The Fort Laramie negotiators dealt with various Sioux tribes throughout the summer of 1868. In signing the treaty, the Indians, in exchange for presents and the promise of annuities and other benefits, agreed to abandon the warpath and locate on a large reservation north of the state of Nebraska and west of the Missouri River. The Treaty of 1868 was a long and complicated document that the Indians found difficult to understand. There is little evidence that its most celebrated signatory understood the treaty, or, if he did, that he had any intention of abiding by it. From the beginning Red Cloud made it clear that he had no intention of living north of the Platte Valley. Indeed, he had signed the treaty because he thought it would make it possible for him to return to the area around Fort Laramie.
There followed a decade of frustrating negotiations in which representatives of the government tried to explain the terms of the treaty to Red Cloud and persuade him to abide by them. He made four trips to Washington to visit with the president. These trips, extensively covered by the press, provided Red Cloud with a splendid platform from which to criticize the government's Indian policy, and he used it effectively. He was an imposing figure with a flair for the dramatic, and he spoke with rare eloquence, even through indifferent interpreters. On his first trip east, in 1870, he visited New York City as well as Washington. He spoke to deafening applause before an overflow crowd at the Cooper Institute. He was lionized by various reform groups but was a thorn in the flesh of those who were trying to carry out the government's "peace policy." He was a central figure in the conflict between the army and the Interior Department over who should have authority over the Plains Indians. He resisted all efforts to locate his people away from the Platte Valley, although not with force. He also made life difficult for most of the agents assigned to the tribe.
Finally, in 1878 Red Cloud agreed to locate on the Pine Ridge Reservation in western South Dakota. He soon engaged in a much-publicized controversy with the agent, Dr. Valentine T. McGillycuddy, which concluded with the agent's resignation.

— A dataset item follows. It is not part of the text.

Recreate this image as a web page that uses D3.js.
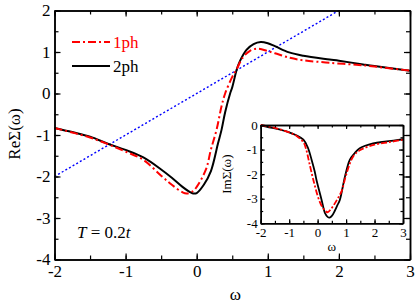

Despite his many difficulties with the government, Red Cloud kept the peace he had agreed to at Fort Laramie in 1868; one of the results of his trips to Washington was an appreciation of the overwhelming power of the white man. He recognized the folly of going to war, but he tried to win as many concessions as possible. He opposed the movement of gold seekers and settlers to the Black Hills, for example, but he did not participate in the Custer massacre. He lent encouragement to the "hostiles," however, and his son Jack was in the Little Bighorn fight. Red Cloud also retained some influence with Crazy Horse. It was he who persuaded the noted war chief to come in to Fort Robinson. In 1890 Red Cloud discouraged participation in the Ghost Dance, trying to avert the troubles that led to the Wounded Knee massacre.
As the years wore on, Red Cloud had increasing difficulty with those younger members of the tribe who wanted to resume the warpath. They felt that he no longer was an effective leader. At the same time, there were those who felt that he was an obstructionist who impeded his people's progress along the white man's road. Both judgments have some validity. The noted frontiersman Captain James H. Cook observed that "during Red Cloud's life, he and his people had to meet such conditions as never before had confronted his tribe." With the old guideposts gone, he made his way as best he could. He, more than any of the other old chiefs, was associated with the erosion of the traditional way of life. He was perhaps one of the most important transition figures in the history of the American Indian.
George E. Hyde, Red Cloud's Folk (Norman: University of Oklahoma Press, 1937); James C. Olson, Red Cloud and the Sioux Problem (Lincoln: University of Nebraska Press, 1965).